Bir cinayette bu konuyla ilgili yorum yapanlar, karar verenler kendilerini bu kadar özdeşleştiriyor mu? Hayır, ama cinsel saldırılarda çıkan kararlara bakıldığında; insanda bu kişilerin sanıkla kendilerini özdeşleştirdikleri, sanki kendileri yargılanıyormuşçasına bir değerlendirme yaptıkları düşünülüyor. Böyle bir olaya, işi gücü olan, devlet görevlisi olarak çalışan insanları lekelenmek olarak bakıyorlar. Siz ne söylerseniz söyleyin, o kişilerin kamuoyundaki itibarları, başarıları ya da bu olaydan dolayı ne kadar mağdur oldukları dillendiriliyor.

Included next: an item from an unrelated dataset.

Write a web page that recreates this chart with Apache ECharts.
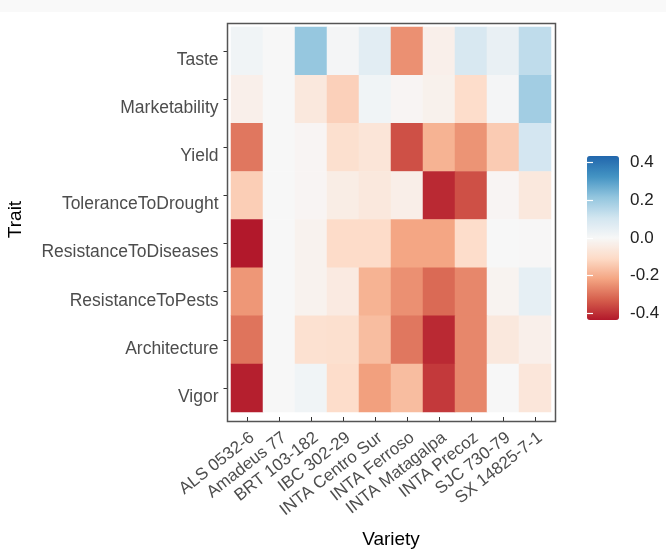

Çocuğun, kadının yaşadığı travma, belki de hekimlerin hastalarına ait sırları saklama yükümlülüğü yüzünden paylaşılmadığından yokmuşçasına kabullenilip, meşru bir hadise gibi algılanıyor. Bu yaklaşım değişmeli. Bu bakış açısının değişimini sadece yasa değişikliği ile sağlamak olanaksız. Sağlıklı cinsel eğitim nasıl verilebilir, toplumdaki kadına yönelik bakış nasıl değişebilir, erkek ve kadının özgür ve eşit bireyler olduğu, bireylerin kendileri ve bedenleri üzerinde tasarruf haklarının kendilerine ait olduğu, kadının bir mal, eşya olmadığı algısı nasıl yaratılabilir konularında düşünmek gerekiyor. Toplum kadın ve cinsellik üzerinde baskı yaratarak şiddeti engellemeyi umut ediyor. Ama aksine konuyla ilgili bütün baskılar, cinsel şiddetin artmasına yol açıyor. Toplumdaki ekonomik eşitsizlikler, demokrasi eksikliği, insanların kendilerini özgürce ifade edememesi de bu meselenin kangrenleşmesine yol açıyor.